Tuesday, October 4, 2011

Eating and Reading

"It is a curious fact that novelists have a way of making us believe that luncheon parties are invariably memorable for something very witty that was said, or for something very wise that was done. But they seldom spare a word for what was eaten. It is part of a novelist’s convention not to mention soup and salmon and ducklings, as if soup and salmon and ducklings were of no importance whatsoever, as if nobody ever smoked a cigar or drank a glass of wine.”

-          - Virginia Woolf, A Room of One’s Own

I suppose Virginia Woolf never read novels while fasting for a Jewish holiday.
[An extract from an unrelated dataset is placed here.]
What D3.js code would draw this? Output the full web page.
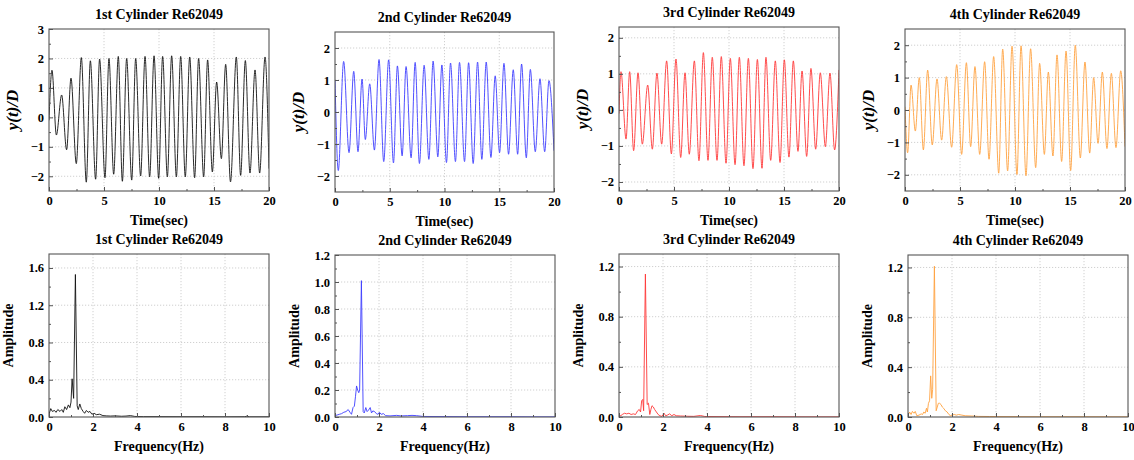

One fateful Yom Kippur, my Jewish friend’s hungry eyes devoured The Particular Sadness of the Lemon Cake by Aimee Bender. Her shrunken stomach gurgled as she read description after description of cakes and meals. Perhaps she stumbled upon the worst possible literature for her holy condition. Perhaps reading and eating need not be separate worlds after all.

Liza and I are college friends and writers. We like to collaborate but live far away from each other. Now that we have enormously useful college degrees in our possession and live in our respective states, we send each other recipes, discuss cooking oils, and revel in the glories of quinoa from a distance.

The last time Liza visited my house, we botched a batter for quinoa muffins with some disastrous homemade sunflower butter. Exhausted and downtrodden, we named our blog thus: Two Battered Women.

Think of Two Battered Women as the middle of a boring Venn diagram. The left circle is food, the right circle is literature, and Two Battered Women is that lemony shape in the creamy center, full of eating and reading, cooking and baking, and books about food.

Now, imagine that the two circles of the Venn diagram are actually sesame seed bagels filled with cream cheese. This should be interesting.